[begin DATA SEGMENT]

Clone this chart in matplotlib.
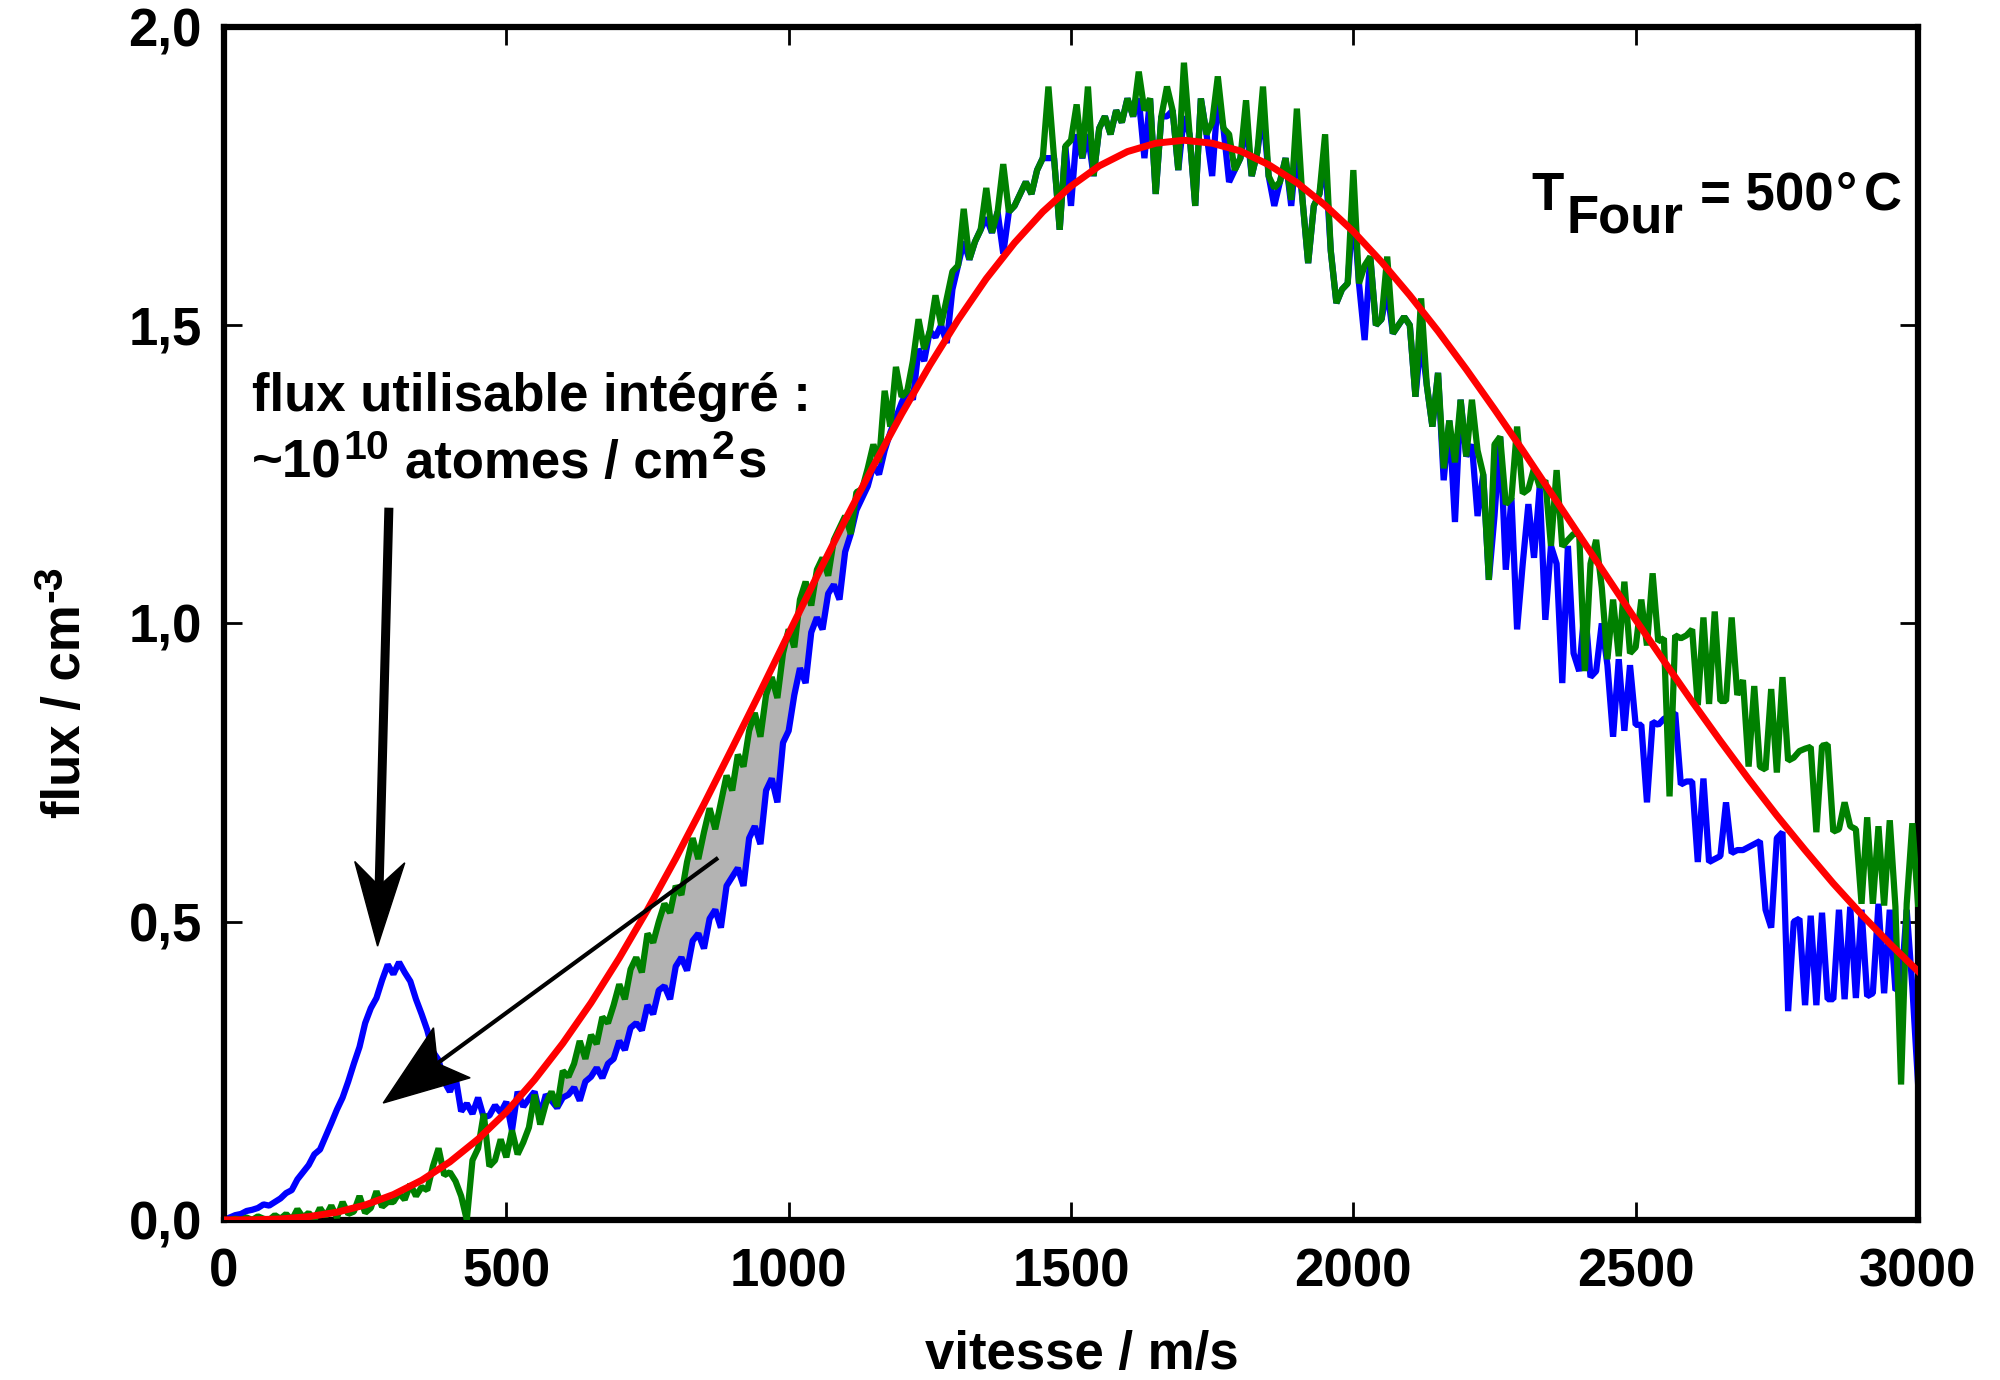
# Flux vs vitesse, jet atomique (T four = 500 °C)

import numpy as np
import matplotlib
matplotlib.use("Agg")
import matplotlib.pyplot as plt
from matplotlib.patches import Polygon
from matplotlib.transforms import IdentityTransform

plt.rcParams['font.family'] = ['Liberation Sans', 'DejaVu Sans']
plt.rcParams['font.weight'] = 'bold'

# --- data ---
# measured curves, one value every 10 m/s from 0 to 3000
vitesse = np.arange(0, 3001, 10)

flux_bleu = [
    0.000, 0.004, 0.008, 0.010, 0.015, 0.017, 0.020, 0.026, 0.024, 0.030,
    0.036, 0.045, 0.050, 0.068, 0.080, 0.092, 0.110, 0.118, 0.140, 0.162,
    0.185, 0.205, 0.232, 0.262, 0.290, 0.330, 0.355, 0.372, 0.402, 0.428,
    0.412, 0.432, 0.415, 0.400, 0.370, 0.345, 0.318, 0.282, 0.268, 0.232,
    0.215, 0.240, 0.182, 0.195, 0.178, 0.205, 0.172, 0.175, 0.192, 0.180,
    0.198, 0.150, 0.215, 0.190, 0.203, 0.215, 0.175, 0.210, 0.200, 0.188,
    0.205, 0.210, 0.222, 0.200, 0.232, 0.240, 0.255, 0.238, 0.262, 0.270,
    0.300, 0.285, 0.322, 0.330, 0.318, 0.360, 0.345, 0.385, 0.392, 0.370,
    0.425, 0.440, 0.418, 0.468, 0.480, 0.455, 0.505, 0.520, 0.490, 0.560,
    0.575, 0.590, 0.560, 0.640, 0.660, 0.630, 0.720, 0.740, 0.700, 0.800,
    0.820, 0.880, 0.925, 0.900, 0.985, 1.010, 0.990, 1.050, 1.065, 1.040,
    1.120, 1.150, 1.190, 1.210, 1.230, 1.265, 1.250, 1.290, 1.320, 1.345,
    1.370, 1.390, 1.375, 1.460, 1.440, 1.490, 1.480, 1.500, 1.470, 1.560,
    1.600, 1.640, 1.610, 1.640, 1.660, 1.680, 1.655, 1.690, 1.620, 1.690,
    1.700, 1.720, 1.740, 1.720, 1.760, 1.780, 1.780, 1.780, 1.660, 1.800,
    1.700, 1.820, 1.780, 1.820, 1.750, 1.830, 1.850, 1.820, 1.860, 1.840,
    1.880, 1.850, 1.880, 1.780, 1.880, 1.720, 1.850, 1.850, 1.860, 1.760,
    1.850, 1.820, 1.700, 1.880, 1.820, 1.750, 1.880, 1.830, 1.740, 1.760,
    1.780, 1.840, 1.750, 1.790, 1.860, 1.750, 1.700, 1.740, 1.780, 1.700,
    1.800, 1.710, 1.604, 1.700, 1.720, 1.780, 1.625, 1.537, 1.560, 1.570,
    1.700, 1.570, 1.475, 1.615, 1.500, 1.510, 1.560, 1.486, 1.500, 1.514,
    1.500, 1.380, 1.480, 1.400, 1.330, 1.420, 1.240, 1.340, 1.170, 1.375,
    1.280, 1.300, 1.180, 1.250, 1.073, 1.180, 1.313, 1.090, 1.210, 0.990,
    1.100, 1.200, 1.110, 1.229, 1.006, 1.130, 1.100, 0.900, 1.130, 0.950,
    0.920, 1.030, 0.910, 0.920, 1.000, 0.930, 0.810, 0.940, 0.820, 0.930,
    0.830, 0.830, 0.700, 0.835, 0.830, 0.840, 0.845, 0.850, 0.730, 0.735,
    0.735, 0.600, 0.740, 0.600, 0.605, 0.610, 0.700, 0.615, 0.620, 0.620,
    0.625, 0.630, 0.635, 0.520, 0.490, 0.640, 0.650, 0.350, 0.500, 0.505,
    0.360, 0.510, 0.360, 0.515, 0.370, 0.370, 0.520, 0.370, 0.525, 0.372,
    0.520, 0.375, 0.380, 0.530, 0.380, 0.520, 0.385, 0.390, 0.520, 0.390,
    0.230,
]

flux_vert = [
    0.000, 0.000, 0.002, 0.000, 0.004, 0.000, 0.006, 0.002, 0.000, 0.008,
    0.002, 0.010, 0.000, 0.018, 0.004, 0.012, 0.000, 0.020, 0.006, 0.024,
    0.004, 0.030, 0.010, 0.014, 0.040, 0.012, 0.020, 0.048, 0.022, 0.030,
    0.030, 0.045, 0.034, 0.060, 0.040, 0.055, 0.050, 0.090, 0.120, 0.075,
    0.080, 0.065, 0.040, 0.000, 0.100, 0.120, 0.178, 0.090, 0.100, 0.135,
    0.105, 0.150, 0.110, 0.130, 0.155, 0.210, 0.160, 0.195, 0.215, 0.190,
    0.250, 0.240, 0.262, 0.300, 0.270, 0.310, 0.295, 0.340, 0.330, 0.360,
    0.395, 0.370, 0.420, 0.440, 0.415, 0.480, 0.465, 0.500, 0.530, 0.515,
    0.560, 0.545, 0.600, 0.640, 0.605, 0.650, 0.690, 0.655, 0.700, 0.745,
    0.720, 0.780, 0.760, 0.820, 0.850, 0.810, 0.880, 0.910, 0.875, 0.950,
    0.990, 0.960, 1.040, 1.070, 1.030, 1.090, 1.110, 1.080, 1.140, 1.160,
    1.180, 1.150, 1.220, 1.225, 1.260, 1.300, 1.270, 1.390, 1.330, 1.430,
    1.380, 1.390, 1.440, 1.510, 1.460, 1.490, 1.550, 1.500, 1.545, 1.590,
    1.600, 1.695, 1.610, 1.640, 1.660, 1.730, 1.655, 1.690, 1.770, 1.690,
    1.700, 1.720, 1.740, 1.720, 1.760, 1.780, 1.900, 1.780, 1.660, 1.800,
    1.810, 1.870, 1.780, 1.900, 1.750, 1.830, 1.850, 1.820, 1.860, 1.840,
    1.880, 1.850, 1.925, 1.860, 1.880, 1.720, 1.850, 1.900, 1.860, 1.760,
    1.940, 1.820, 1.700, 1.880, 1.820, 1.840, 1.917, 1.830, 1.820, 1.760,
    1.780, 1.877, 1.750, 1.790, 1.900, 1.750, 1.730, 1.740, 1.780, 1.710,
    1.863, 1.710, 1.604, 1.700, 1.720, 1.820, 1.625, 1.537, 1.560, 1.570,
    1.760, 1.570, 1.600, 1.615, 1.500, 1.510, 1.615, 1.486, 1.500, 1.514,
    1.500, 1.380, 1.545, 1.400, 1.330, 1.420, 1.260, 1.340, 1.270, 1.375,
    1.280, 1.375, 1.290, 1.250, 1.073, 1.300, 1.313, 1.200, 1.210, 1.330,
    1.218, 1.225, 1.260, 1.229, 1.240, 1.130, 1.257, 1.129, 1.140, 1.150,
    1.150, 0.920, 1.100, 1.140, 1.060, 0.940, 1.040, 0.945, 1.070, 0.950,
    0.960, 1.040, 0.963, 1.084, 0.970, 0.975, 0.710, 0.980, 0.975, 0.980,
    0.990, 0.863, 1.010, 0.865, 1.020, 0.870, 0.870, 1.010, 0.880, 0.905,
    0.760, 0.895, 0.760, 0.755, 0.890, 0.750, 0.910, 0.770, 0.775, 0.786,
    0.790, 0.793, 0.650, 0.795, 0.797, 0.651, 0.655, 0.700, 0.660, 0.655,
    0.530, 0.675, 0.530, 0.660, 0.527, 0.670, 0.525, 0.227, 0.530, 0.665,
    0.530,
]

# fitted (red) curve, one value every 50 m/s
vitesse_fit = np.arange(0, 3001, 50)
flux_fit = [
    0.000, 0.0002, 0.0016, 0.0055, 0.0129, 0.0250, 0.0425, 0.0664, 0.0973, 0.1355,
    0.181, 0.235, 0.296, 0.364, 0.439, 0.520, 0.606, 0.697, 0.791, 0.886,
    0.983, 1.079, 1.173, 1.264, 1.351, 1.433, 1.509, 1.578, 1.638, 1.690,
    1.733, 1.767, 1.791, 1.805, 1.810, 1.805, 1.792, 1.769, 1.739, 1.701,
    1.657, 1.606, 1.550, 1.490, 1.426, 1.359, 1.290, 1.219, 1.148, 1.077,
    1.006, 0.937, 0.869, 0.803, 0.739, 0.678, 0.620, 0.564, 0.512, 0.463,
    0.417,
]

# band where the two measured curves are shaded
bande = (560, 1150)

x_ticks = [0, 500, 1000, 1500, 2000, 2500, 3000]
y_ticks = [0.0, 0.5, 1.0, 1.5, 2.0]
y_tick_labels = ['0,0', '0,5', '1,0', '1,5', '2,0']

FS = 38
DPI = 100


def draw_arrow(ax, tail, tip, lw, head_len, head_w, notch):
    # head geometry is done in pixels so it keeps its shape
    t = ax.transData
    p0 = np.array(t.transform(tail))
    p1 = np.array(t.transform(tip))
    d = (p1 - p0) / np.hypot(*(p1 - p0))
    n = np.array([-d[1], d[0]])
    back = p1 - d * head_len
    inner = p1 - d * (head_len - notch)
    ax.add_line(plt.Line2D([p0[0], inner[0]], [p0[1], inner[1]],
                           transform=IdentityTransform(), color='black',
                           lw=lw, solid_capstyle='butt', zorder=6))
    head = [p1, back + n * head_w / 2, inner, back - n * head_w / 2]
    ax.add_patch(Polygon(head, closed=True, transform=IdentityTransform(),
                         facecolor='black', edgecolor='black', lw=1, zorder=6))


def rich_text(fig, x0, y0, pieces, fs, rotation=0):
    # pieces: (text, superscript?, gap in px before); x0, y0 in pixels
    r = fig.canvas.get_renderer()
    pos = 0.0
    for s, sup, gap in pieces:
        pos += gap
        size = fs * 0.78 if sup else fs
        rise = fs * 0.36 * DPI / 72 if sup else 0.0
        if rotation == 0:
            px, py = x0 + pos, y0 + rise
        else:
            px, py = x0 - rise, y0 + pos
        t = fig.text(px, py, s, fontsize=size, fontweight='bold',
                     transform=IdentityTransform(), rotation=rotation,
                     rotation_mode='anchor', ha='left', va='baseline')
        bb = t.get_window_extent(r)
        pos += bb.width if rotation == 0 else bb.height


fig = plt.figure(figsize=(20, 13.8), dpi=DPI)
ax = fig.add_axes([0.112, 0.116, 0.847, 0.8645])

vb = np.array(flux_bleu)
vv = np.array(flux_vert)
zone = (vitesse >= bande[0]) & (vitesse <= bande[1]) & (vv >= vb)
ax.fill_between(vitesse, vb, vv, where=zone, interpolate=True,
                color='#b3b3b3', lw=0, zorder=1)

ax.plot(vitesse, flux_bleu, color='#0000ff', lw=4.5, solid_joinstyle='bevel', zorder=2)
ax.plot(vitesse, flux_vert, color='#008000', lw=4.5, solid_joinstyle='bevel', zorder=3)
ax.plot(vitesse_fit, flux_fit, color='#ff0000', lw=5.0, zorder=4)

ax.set_xlim(0, 3000)
ax.set_ylim(0, 2)
ax.set_xticks(x_ticks)
ax.set_xticklabels([str(t) for t in x_ticks])
ax.set_yticks(y_ticks)
ax.set_yticklabels(y_tick_labels)
ax.tick_params(direction='in', length=13, width=2, top=True, right=True,
               labelsize=FS)
ax.tick_params(axis='x', pad=20)
ax.tick_params(axis='y', pad=16)
for s in ax.spines.values():
    s.set_linewidth(4.5)

ax.set_xlabel('vitesse / m/s', fontsize=FS, fontweight='bold')
ax.xaxis.set_label_coords(0.5065, -0.092)

# y label with a large superscript, written bottom to top
rich_text(fig, 80, 1380 - 818,
          [('flux / cm', False, 0), ('-3', True, 2)], FS, rotation=90)

# annotations
ax.text(50, 1.356, 'flux utilisable intégré :', fontsize=FS, ha='left', va='baseline')
bx, by = ax.transData.transform((50, 1.244))
rich_text(fig, bx, by,
          [('~10', False, 0), ('10', True, 2), ('atomes / cm', False, 16),
           ('2', True, 2), ('s', False, 2)], FS)

ax.text(2316, 1.693, 'T', fontsize=FS, ha='left', va='baseline')
ax.text(2378, 1.656, 'Four', fontsize=FS, ha='left', va='baseline')
ax.text(2614, 1.693, '= 500', fontsize=FS, ha='left', va='baseline')
ax.text(2855, 1.693, '°', fontsize=FS, ha='left', va='baseline')
ax.text(2905, 1.693, 'C', fontsize=FS, ha='left', va='baseline')

draw_arrow(ax, (292, 1.194), (272, 0.459), lw=6.5, head_len=84, head_w=50, notch=24)
draw_arrow(ax, (875, 0.607), (282, 0.196), lw=3.0, head_len=85, head_w=62, notch=18)

fig.savefig('out.png', dpi=DPI)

[end DATA SEGMENT]

Omitting all pictures, restate exactly the lines of the material from its start through the line that contains "vitesse = np.arange(0, 3001, 10)".

— THE SOLUTION —
Clone this chart in matplotlib.
# Flux vs vitesse, jet atomique (T four = 500 °C)

import numpy as np
import matplotlib
matplotlib.use("Agg")
import matplotlib.pyplot as plt
from matplotlib.patches import Polygon
from matplotlib.transforms import IdentityTransform

plt.rcParams['font.family'] = ['Liberation Sans', 'DejaVu Sans']
plt.rcParams['font.weight'] = 'bold'

# --- data ---
# measured curves, one value every 10 m/s from 0 to 3000
vitesse = np.arange(0, 3001, 10)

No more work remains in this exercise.